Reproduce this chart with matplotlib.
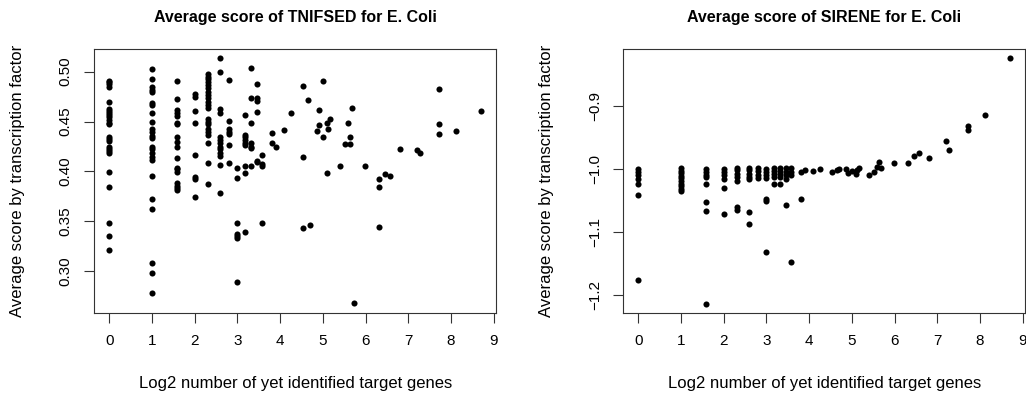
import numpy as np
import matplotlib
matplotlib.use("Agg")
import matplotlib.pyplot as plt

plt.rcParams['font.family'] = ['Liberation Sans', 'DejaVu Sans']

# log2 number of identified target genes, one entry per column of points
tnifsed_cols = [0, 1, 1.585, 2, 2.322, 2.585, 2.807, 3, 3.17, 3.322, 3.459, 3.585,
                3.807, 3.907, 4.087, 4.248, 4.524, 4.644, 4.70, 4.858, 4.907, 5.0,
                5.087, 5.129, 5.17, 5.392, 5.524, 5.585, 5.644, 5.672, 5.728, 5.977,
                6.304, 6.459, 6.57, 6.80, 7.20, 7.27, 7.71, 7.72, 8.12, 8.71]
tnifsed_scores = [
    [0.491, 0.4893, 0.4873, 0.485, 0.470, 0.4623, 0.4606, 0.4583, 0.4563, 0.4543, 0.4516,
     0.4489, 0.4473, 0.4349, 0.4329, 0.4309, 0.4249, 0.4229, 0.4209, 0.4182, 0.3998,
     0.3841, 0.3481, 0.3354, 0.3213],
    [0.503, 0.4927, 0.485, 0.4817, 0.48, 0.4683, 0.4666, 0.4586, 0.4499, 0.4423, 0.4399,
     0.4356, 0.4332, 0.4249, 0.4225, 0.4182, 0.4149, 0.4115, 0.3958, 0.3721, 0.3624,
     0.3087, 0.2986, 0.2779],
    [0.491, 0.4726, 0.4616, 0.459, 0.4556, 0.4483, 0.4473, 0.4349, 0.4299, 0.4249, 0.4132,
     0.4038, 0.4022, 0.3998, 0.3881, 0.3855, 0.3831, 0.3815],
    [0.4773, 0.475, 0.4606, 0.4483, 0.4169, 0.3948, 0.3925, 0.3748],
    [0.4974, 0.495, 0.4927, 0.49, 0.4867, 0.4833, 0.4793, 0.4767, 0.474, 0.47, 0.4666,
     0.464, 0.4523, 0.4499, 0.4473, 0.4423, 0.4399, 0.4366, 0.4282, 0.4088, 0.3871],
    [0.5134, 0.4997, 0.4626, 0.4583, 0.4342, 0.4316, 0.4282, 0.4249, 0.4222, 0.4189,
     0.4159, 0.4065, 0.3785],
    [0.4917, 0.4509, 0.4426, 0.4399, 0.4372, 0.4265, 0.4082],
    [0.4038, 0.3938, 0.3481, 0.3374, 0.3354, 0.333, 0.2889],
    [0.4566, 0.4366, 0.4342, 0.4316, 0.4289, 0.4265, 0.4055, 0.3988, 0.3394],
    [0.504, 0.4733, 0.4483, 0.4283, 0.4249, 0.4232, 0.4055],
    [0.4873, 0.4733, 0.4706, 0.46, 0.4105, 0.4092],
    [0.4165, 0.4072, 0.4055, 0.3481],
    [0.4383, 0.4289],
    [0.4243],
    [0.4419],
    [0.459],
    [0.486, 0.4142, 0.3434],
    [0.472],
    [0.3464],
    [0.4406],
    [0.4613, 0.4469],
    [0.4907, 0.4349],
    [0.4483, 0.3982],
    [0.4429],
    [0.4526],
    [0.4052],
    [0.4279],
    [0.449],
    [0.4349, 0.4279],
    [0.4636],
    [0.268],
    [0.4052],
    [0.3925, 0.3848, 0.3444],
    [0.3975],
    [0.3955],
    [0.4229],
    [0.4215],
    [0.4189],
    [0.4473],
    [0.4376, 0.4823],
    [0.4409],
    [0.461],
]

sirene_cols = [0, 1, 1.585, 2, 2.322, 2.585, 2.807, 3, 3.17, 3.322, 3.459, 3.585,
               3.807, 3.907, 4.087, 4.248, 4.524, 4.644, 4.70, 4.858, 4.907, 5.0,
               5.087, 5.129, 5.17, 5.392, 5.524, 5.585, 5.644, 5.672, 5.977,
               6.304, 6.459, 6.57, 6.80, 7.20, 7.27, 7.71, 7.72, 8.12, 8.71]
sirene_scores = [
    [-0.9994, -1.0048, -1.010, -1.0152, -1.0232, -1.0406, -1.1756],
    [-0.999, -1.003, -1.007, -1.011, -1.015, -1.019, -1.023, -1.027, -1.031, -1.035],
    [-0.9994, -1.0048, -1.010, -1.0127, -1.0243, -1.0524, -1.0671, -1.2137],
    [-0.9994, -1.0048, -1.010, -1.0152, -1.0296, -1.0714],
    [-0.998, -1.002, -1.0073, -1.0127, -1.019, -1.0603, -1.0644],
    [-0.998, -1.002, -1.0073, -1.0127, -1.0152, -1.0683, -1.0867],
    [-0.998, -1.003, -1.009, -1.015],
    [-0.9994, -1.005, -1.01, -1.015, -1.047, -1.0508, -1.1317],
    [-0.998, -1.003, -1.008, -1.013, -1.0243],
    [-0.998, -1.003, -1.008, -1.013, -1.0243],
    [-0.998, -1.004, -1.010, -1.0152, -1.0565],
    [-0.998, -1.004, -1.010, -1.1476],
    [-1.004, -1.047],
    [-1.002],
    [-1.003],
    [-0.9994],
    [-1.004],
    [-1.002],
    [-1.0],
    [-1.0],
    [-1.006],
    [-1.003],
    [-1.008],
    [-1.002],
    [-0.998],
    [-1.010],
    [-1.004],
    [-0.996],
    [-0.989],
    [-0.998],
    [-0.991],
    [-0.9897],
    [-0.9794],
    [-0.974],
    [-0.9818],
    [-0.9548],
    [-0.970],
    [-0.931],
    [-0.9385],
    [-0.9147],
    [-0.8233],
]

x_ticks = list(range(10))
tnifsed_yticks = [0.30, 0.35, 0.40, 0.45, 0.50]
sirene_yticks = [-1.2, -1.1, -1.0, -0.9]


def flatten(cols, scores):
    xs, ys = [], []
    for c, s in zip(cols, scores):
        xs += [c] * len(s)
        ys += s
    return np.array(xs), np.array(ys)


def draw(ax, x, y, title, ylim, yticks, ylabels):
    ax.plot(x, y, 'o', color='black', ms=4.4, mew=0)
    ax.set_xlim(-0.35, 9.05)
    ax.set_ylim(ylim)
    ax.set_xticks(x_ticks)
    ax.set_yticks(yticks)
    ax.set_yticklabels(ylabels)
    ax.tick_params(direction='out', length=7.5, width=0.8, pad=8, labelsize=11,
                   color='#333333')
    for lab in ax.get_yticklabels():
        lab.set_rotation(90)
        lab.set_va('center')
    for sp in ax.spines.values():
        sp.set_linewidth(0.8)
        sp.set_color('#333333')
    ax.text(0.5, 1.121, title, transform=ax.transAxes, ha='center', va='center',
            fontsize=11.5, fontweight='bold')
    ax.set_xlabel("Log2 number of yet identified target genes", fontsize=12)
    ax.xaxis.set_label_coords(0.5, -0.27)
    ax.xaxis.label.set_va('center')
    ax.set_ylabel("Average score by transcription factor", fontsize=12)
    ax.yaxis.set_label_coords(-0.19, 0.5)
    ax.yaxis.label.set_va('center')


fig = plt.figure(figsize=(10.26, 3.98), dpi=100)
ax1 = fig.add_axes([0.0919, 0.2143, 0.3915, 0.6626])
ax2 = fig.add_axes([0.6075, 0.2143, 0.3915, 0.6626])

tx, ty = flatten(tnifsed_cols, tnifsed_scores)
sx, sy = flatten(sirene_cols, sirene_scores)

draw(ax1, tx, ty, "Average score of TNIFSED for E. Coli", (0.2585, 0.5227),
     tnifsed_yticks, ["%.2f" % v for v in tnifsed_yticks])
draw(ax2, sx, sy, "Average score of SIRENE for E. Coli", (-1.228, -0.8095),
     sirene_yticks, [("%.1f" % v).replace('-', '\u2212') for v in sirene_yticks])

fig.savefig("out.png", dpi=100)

---

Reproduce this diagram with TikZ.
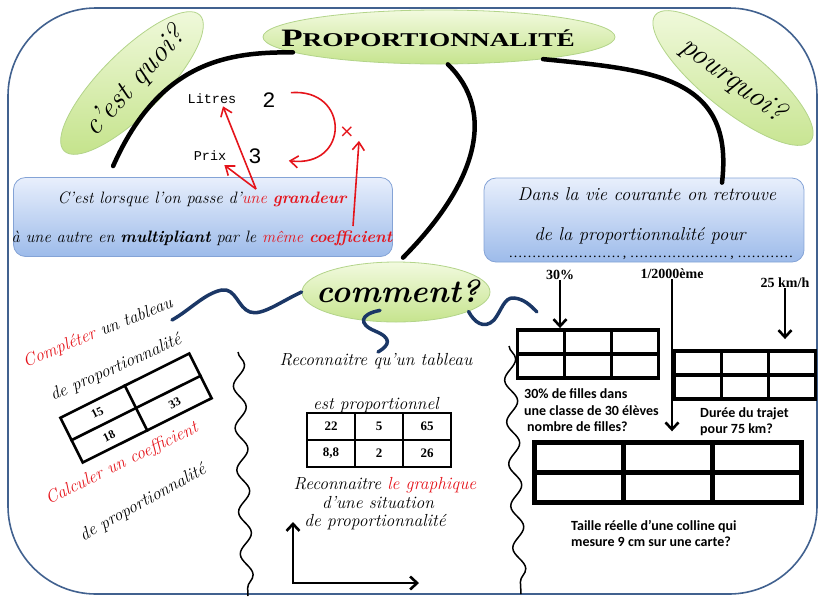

### TASK DETAILS
Copy out exactly the material that runs from the line with "Reproduce this chart with matplotlib." to the line with "plt.rcParams['font.family'] = ['Liberation", ends included, and leave the pictures behind.

### RESPONSE
Reproduce this chart with matplotlib.
import numpy as np
import matplotlib
matplotlib.use("Agg")
import matplotlib.pyplot as plt

plt.rcParams['font.family'] = ['Liberation Sans', 'DejaVu Sans']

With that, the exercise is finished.